- **STATED PROBLEM**: Copy out each line exactly; pictures stay out of the copy.

- **SOURCE MATERIAL**:
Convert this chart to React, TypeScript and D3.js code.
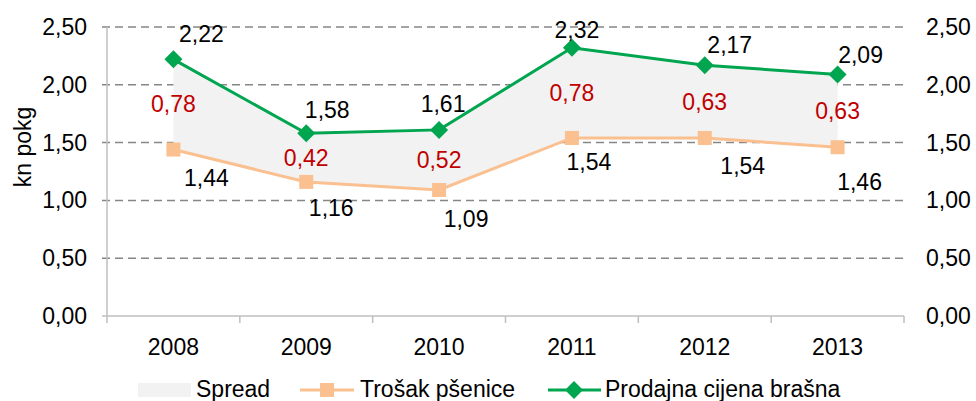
import React, { useRef, useEffect } from "react";
import * as d3 from "d3";

// chart data
const years = ["2008", "2009", "2010", "2011", "2012", "2013"];
const trosakPsenice = [1.44, 1.16, 1.09, 1.54, 1.54, 1.46];
const prodajnaCijena = [2.22, 1.58, 1.61, 2.32, 2.17, 2.09];
const spread = [0.78, 0.42, 0.52, 0.78, 0.63, 0.63];
const yTicks = [0, 0.5, 1, 1.5, 2, 2.5];

// hand-placed label offsets (dx, dy from the marker), as in the original
const prodajnaLabelOffsets = [[28, -17], [21, -15], [4, -18], [5, -10], [25, -12], [23, -11]];
const trosakLabelOffsets = [[33, 36], [25, 34], [27, 37], [17, 32], [38, 36], [22, 43]];

const fmt = (v: number) => v.toFixed(2).replace(".", ",");

const GREEN = "#00a54f";
const ORANGE = "#fac090";
const FONT = "'Liberation Sans', Arial, sans-serif";

const App = () => {
  const container = useRef<SVGSVGElement>(null);

  const width = 976;
  const height = 401;
  const left = 107;
  const right = 904;
  const top = 27;
  const bottom = 316;

  useEffect(() => {
    const svg = d3.select(container.current);
    svg.selectAll("*").remove();

    const xScale = d3.scaleBand().domain(years).range([left, right]);
    const cx = (d: string) => (xScale(d) as number) + xScale.bandwidth() / 2;
    const yScale = d3.scaleLinear().domain([0, 2.5]).range([bottom, top]);

    // gridlines
    svg
      .append("g")
      .selectAll("line")
      .data(yTicks.filter((t) => t > 0))
      .enter()
      .append("line")
      .attr("x1", left - 5)
      .attr("x2", right)
      .attr("y1", (d) => yScale(d))
      .attr("y2", (d) => yScale(d))
      .attr("stroke", "#868686")
      .attr("stroke-width", 1.5)
      .attr("stroke-dasharray", "8,5");

    // axes lines
    svg
      .append("line")
      .attr("x1", left)
      .attr("x2", left)
      .attr("y1", top)
      .attr("y2", bottom)
      .attr("stroke", "#bfbfbf")
      .attr("stroke-width", 1.5);
    svg
      .append("line")
      .attr("x1", left - 5)
      .attr("x2", right)
      .attr("y1", bottom)
      .attr("y2", bottom)
      .attr("stroke", "#bfbfbf")
      .attr("stroke-width", 1.5);

    // x ticks at band boundaries
    svg
      .append("g")
      .selectAll("line")
      .data(years.map((d) => xScale(d) as number).concat([right]))
      .enter()
      .append("line")
      .attr("x1", (d) => d)
      .attr("x2", (d) => d)
      .attr("y1", bottom)
      .attr("y2", bottom + 7)
      .attr("stroke", "#bfbfbf")
      .attr("stroke-width", 1.5);

    const text = (g: any) =>
      g.style("font-family", FONT).style("font-size", "23px").attr("fill", "#000");

    // y labels, left and right
    svg
      .append("g")
      .selectAll("text")
      .data(yTicks)
      .enter()
      .append("text")
      .call(text)
      .attr("x", 87)
      .attr("y", (d) => yScale(d) + 8)
      .attr("text-anchor", "end")
      .text((d) => fmt(d));
    svg
      .append("g")
      .selectAll("text")
      .data(yTicks)
      .enter()
      .append("text")
      .call(text)
      .attr("x", 926)
      .attr("y", (d) => yScale(d) + 8)
      .text((d) => fmt(d));

    // x labels
    svg
      .append("g")
      .selectAll("text")
      .data(years)
      .enter()
      .append("text")
      .call(text)
      .attr("x", (d) => cx(d))
      .attr("y", 355)
      .attr("text-anchor", "middle")
      .text((d) => d);

    // y title
    svg
      .append("text")
      .call(text)
      .attr("transform", "translate(31,147) rotate(-90)")
      .attr("text-anchor", "middle")
      .text("kn pokg");

    // spread area
    const area = d3
      .area<number>()
      .x((d, i) => cx(years[i]))
      .y0((d, i) => yScale(trosakPsenice[i]))
      .y1((d, i) => yScale(prodajnaCijena[i]));
    svg.append("path").datum(spread).attr("d", area).attr("fill", "#f2f2f2");

    const line = d3
      .line<number>()
      .x((d, i) => cx(years[i]))
      .y((d) => yScale(d));

    // trosak line + squares
    svg
      .append("path")
      .datum(trosakPsenice)
      .attr("d", line)
      .attr("fill", "none")
      .attr("stroke", ORANGE)
      .attr("stroke-width", 3);
    svg
      .append("g")
      .selectAll("rect")
      .data(trosakPsenice)
      .enter()
      .append("rect")
      .attr("x", (d, i) => cx(years[i]) - 7)
      .attr("y", (d) => yScale(d) - 7)
      .attr("width", 14)
      .attr("height", 14)
      .attr("fill", ORANGE);

    // prodajna line + diamonds
    svg
      .append("path")
      .datum(prodajnaCijena)
      .attr("d", line)
      .attr("fill", "none")
      .attr("stroke", GREEN)
      .attr("stroke-width", 3);
    const diamond = "M0,-9L9,0L0,9L-9,0Z";
    svg
      .append("g")
      .selectAll("path")
      .data(prodajnaCijena)
      .enter()
      .append("path")
      .attr("d", diamond)
      .attr("transform", (d, i) => `translate(${cx(years[i])},${yScale(d)})`)
      .attr("fill", GREEN);

    // data labels
    svg
      .append("g")
      .selectAll("text")
      .data(prodajnaCijena)
      .enter()
      .append("text")
      .call(text)
      .attr("x", (d, i) => cx(years[i]) + prodajnaLabelOffsets[i][0])
      .attr("y", (d, i) => yScale(d) + prodajnaLabelOffsets[i][1])
      .attr("text-anchor", "middle")
      .text((d) => fmt(d));
    svg
      .append("g")
      .selectAll("text")
      .data(trosakPsenice)
      .enter()
      .append("text")
      .call(text)
      .attr("x", (d, i) => cx(years[i]) + trosakLabelOffsets[i][0])
      .attr("y", (d, i) => yScale(d) + trosakLabelOffsets[i][1])
      .attr("text-anchor", "middle")
      .text((d) => fmt(d));
    svg
      .append("g")
      .selectAll("text")
      .data(spread)
      .enter()
      .append("text")
      .call(text)
      .attr("fill", "#c00000")
      .attr("x", (d, i) => cx(years[i]))
      .attr("y", (d, i) => yScale((trosakPsenice[i] + prodajnaCijena[i]) / 2) + 8)
      .attr("text-anchor", "middle")
      .text((d) => fmt(d));

    // legend
    const legend = svg.append("g");
    legend
      .append("rect")
      .attr("x", 138)
      .attr("y", 383)
      .attr("width", 53)
      .attr("height", 14)
      .attr("fill", "#f2f2f2");
    legend.append("text").call(text).attr("x", 196).attr("y", 397).text("Spread");
    legend
      .append("line")
      .attr("x1", 300)
      .attr("x2", 354)
      .attr("y1", 390)
      .attr("y2", 390)
      .attr("stroke", ORANGE)
      .attr("stroke-width", 3);
    legend
      .append("rect")
      .attr("x", 320)
      .attr("y", 383)
      .attr("width", 14)
      .attr("height", 14)
      .attr("fill", ORANGE);
    legend.append("text").call(text).attr("x", 360).attr("y", 397).text("Trošak pšenice");
    legend
      .append("line")
      .attr("x1", 548)
      .attr("x2", 601)
      .attr("y1", 390)
      .attr("y2", 390)
      .attr("stroke", GREEN)
      .attr("stroke-width", 3);
    legend
      .append("path")
      .attr("d", diamond)
      .attr("transform", "translate(574,390)")
      .attr("fill", GREEN);
    legend
      .append("text")
      .call(text)
      .attr("x", 605)
      .attr("y", 397)
      .text("Prodajna cijena brašna");
  }, []);

  return (
    <svg
      ref={container}
      width={width}
      height={height}
      style={{ position: "absolute", left: 0, top: 0, background: "#fff" }}
    />
  );
};

export default App;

- **EXERCISE SOLUTION**:
Convert this chart to React, TypeScript and D3.js code.
import React, { useRef, useEffect } from "react";
import * as d3 from "d3";

// chart data
const years = ["2008", "2009", "2010", "2011", "2012", "2013"];
const trosakPsenice = [1.44, 1.16, 1.09, 1.54, 1.54, 1.46];
const prodajnaCijena = [2.22, 1.58, 1.61, 2.32, 2.17, 2.09];
const spread = [0.78, 0.42, 0.52, 0.78, 0.63, 0.63];
const yTicks = [0, 0.5, 1, 1.5, 2, 2.5];

// hand-placed label offsets (dx, dy from the marker), as in the original
const prodajnaLabelOffsets = [[28, -17], [21, -15], [4, -18], [5, -10], [25, -12], [23, -11]];
const trosakLabelOffsets = [[33, 36], [25, 34], [27, 37], [17, 32], [38, 36], [22, 43]];

const fmt = (v: number) => v.toFixed(2).replace(".", ",");

const GREEN = "#00a54f";
const ORANGE = "#fac090";
const FONT = "'Liberation Sans', Arial, sans-serif";

const App = () => {
  const container = useRef<SVGSVGElement>(null);

  const width = 976;
  const height = 401;
  const left = 107;
  const right = 904;
  const top = 27;
  const bottom = 316;

  useEffect(() => {
    const svg = d3.select(container.current);
    svg.selectAll("*").remove();

    const xScale = d3.scaleBand().domain(years).range([left, right]);
    const cx = (d: string) => (xScale(d) as number) + xScale.bandwidth() / 2;
    const yScale = d3.scaleLinear().domain([0, 2.5]).range([bottom, top]);

    // gridlines
    svg
      .append("g")
      .selectAll("line")
      .data(yTicks.filter((t) => t > 0))
      .enter()
      .append("line")
      .attr("x1", left - 5)
      .attr("x2", right)
      .attr("y1", (d) => yScale(d))
      .attr("y2", (d) => yScale(d))
      .attr("stroke", "#868686")
      .attr("stroke-width", 1.5)
      .attr("stroke-dasharray", "8,5");

    // axes lines
    svg
      .append("line")
      .attr("x1", left)
      .attr("x2", left)
      .attr("y1", top)
      .attr("y2", bottom)
      .attr("stroke", "#bfbfbf")
      .attr("stroke-width", 1.5);
    svg
      .append("line")
      .attr("x1", left - 5)
      .attr("x2", right)
      .attr("y1", bottom)
      .attr("y2", bottom)
      .attr("stroke", "#bfbfbf")
      .attr("stroke-width", 1.5);

    // x ticks at band boundaries
    svg
      .append("g")
      .selectAll("line")
      .data(years.map((d) => xScale(d) as number).concat([right]))
      .enter()
      .append("line")
      .attr("x1", (d) => d)
      .attr("x2", (d) => d)
      .attr("y1", bottom)
      .attr("y2", bottom + 7)
      .attr("stroke", "#bfbfbf")
      .attr("stroke-width", 1.5);

    const text = (g: any) =>
      g.style("font-family", FONT).style("font-size", "23px").attr("fill", "#000");

    // y labels, left and right
    svg
      .append("g")
      .selectAll("text")
      .data(yTicks)
      .enter()
      .append("text")
      .call(text)
      .attr("x", 87)
      .attr("y", (d) => yScale(d) + 8)
      .attr("text-anchor", "end")
      .text((d) => fmt(d));
    svg
      .append("g")
      .selectAll("text")
      .data(yTicks)
      .enter()
      .append("text")
      .call(text)
      .attr("x", 926)
      .attr("y", (d) => yScale(d) + 8)
      .text((d) => fmt(d));

    // x labels
    svg
      .append("g")
      .selectAll("text")
      .data(years)
      .enter()
      .append("text")
      .call(text)
      .attr("x", (d) => cx(d))
      .attr("y", 355)
      .attr("text-anchor", "middle")
      .text((d) => d);

    // y title
    svg
      .append("text")
      .call(text)
      .attr("transform", "translate(31,147) rotate(-90)")
      .attr("text-anchor", "middle")
      .text("kn pokg");

    // spread area
    const area = d3
      .area<number>()
      .x((d, i) => cx(years[i]))
      .y0((d, i) => yScale(trosakPsenice[i]))
      .y1((d, i) => yScale(prodajnaCijena[i]));
    svg.append("path").datum(spread).attr("d", area).attr("fill", "#f2f2f2");

    const line = d3
      .line<number>()
      .x((d, i) => cx(years[i]))
      .y((d) => yScale(d));

    // trosak line + squares
    svg
      .append("path")
      .datum(trosakPsenice)
      .attr("d", line)
      .attr("fill", "none")
      .attr("stroke", ORANGE)
      .attr("stroke-width", 3);
    svg
      .append("g")
      .selectAll("rect")
      .data(trosakPsenice)
      .enter()
      .append("rect")
      .attr("x", (d, i) => cx(years[i]) - 7)
      .attr("y", (d) => yScale(d) - 7)
      .attr("width", 14)
      .attr("height", 14)
      .attr("fill", ORANGE);

    // prodajna line + diamonds
    svg
      .append("path")
      .datum(prodajnaCijena)
      .attr("d", line)
      .attr("fill", "none")
      .attr("stroke", GREEN)
      .attr("stroke-width", 3);
    const diamond = "M0,-9L9,0L0,9L-9,0Z";
    svg
      .append("g")
      .selectAll("path")
      .data(prodajnaCijena)
      .enter()
      .append("path")
      .attr("d", diamond)
      .attr("transform", (d, i) => `translate(${cx(years[i])},${yScale(d)})`)
      .attr("fill", GREEN);

    // data labels
    svg
      .append("g")
      .selectAll("text")
      .data(prodajnaCijena)
      .enter()
      .append("text")
      .call(text)
      .attr("x", (d, i) => cx(years[i]) + prodajnaLabelOffsets[i][0])
      .attr("y", (d, i) => yScale(d) + prodajnaLabelOffsets[i][1])
      .attr("text-anchor", "middle")
      .text((d) => fmt(d));
    svg
      .append("g")
      .selectAll("text")
      .data(trosakPsenice)
      .enter()
      .append("text")
      .call(text)
      .attr("x", (d, i) => cx(years[i]) + trosakLabelOffsets[i][0])
      .attr("y", (d, i) => yScale(d) + trosakLabelOffsets[i][1])
      .attr("text-anchor", "middle")
      .text((d) => fmt(d));
    svg
      .append("g")
      .selectAll("text")
      .data(spread)
      .enter()
      .append("text")
      .call(text)
      .attr("fill", "#c00000")
      .attr("x", (d, i) => cx(years[i]))
      .attr("y", (d, i) => yScale((trosakPsenice[i] + prodajnaCijena[i]) / 2) + 8)
      .attr("text-anchor", "middle")
      .text((d) => fmt(d));

    // legend
    const legend = svg.append("g");
    legend
      .append("rect")
      .attr("x", 138)
      .attr("y", 383)
      .attr("width", 53)
      .attr("height", 14)
      .attr("fill", "#f2f2f2");
    legend.append("text").call(text).attr("x", 196).attr("y", 397).text("Spread");
    legend
      .append("line")
      .attr("x1", 300)
      .attr("x2", 354)
      .attr("y1", 390)
      .attr("y2", 390)
      .attr("stroke", ORANGE)
      .attr("stroke-width", 3);
    legend
      .append("rect")
      .attr("x", 320)
      .attr("y", 383)
      .attr("width", 14)
      .attr("height", 14)
      .attr("fill", ORANGE);
    legend.append("text").call(text).attr("x", 360).attr("y", 397).text("Trošak pšenice");
    legend
      .append("line")
      .attr("x1", 548)
      .attr("x2", 601)
      .attr("y1", 390)
      .attr("y2", 390)
      .attr("stroke", GREEN)
      .attr("stroke-width", 3);
    legend
      .append("path")
      .attr("d", diamond)
      .attr("transform", "translate(574,390)")
      .attr("fill", GREEN);
    legend
      .append("text")
      .call(text)
      .attr("x", 605)
      .attr("y", 397)
      .text("Prodajna cijena brašna");
  }, []);

  return (
    <svg
      ref={container}
      width={width}
      height={height}
      style={{ position: "absolute", left: 0, top: 0, background: "#fff" }}
    />
  );
};

export default App;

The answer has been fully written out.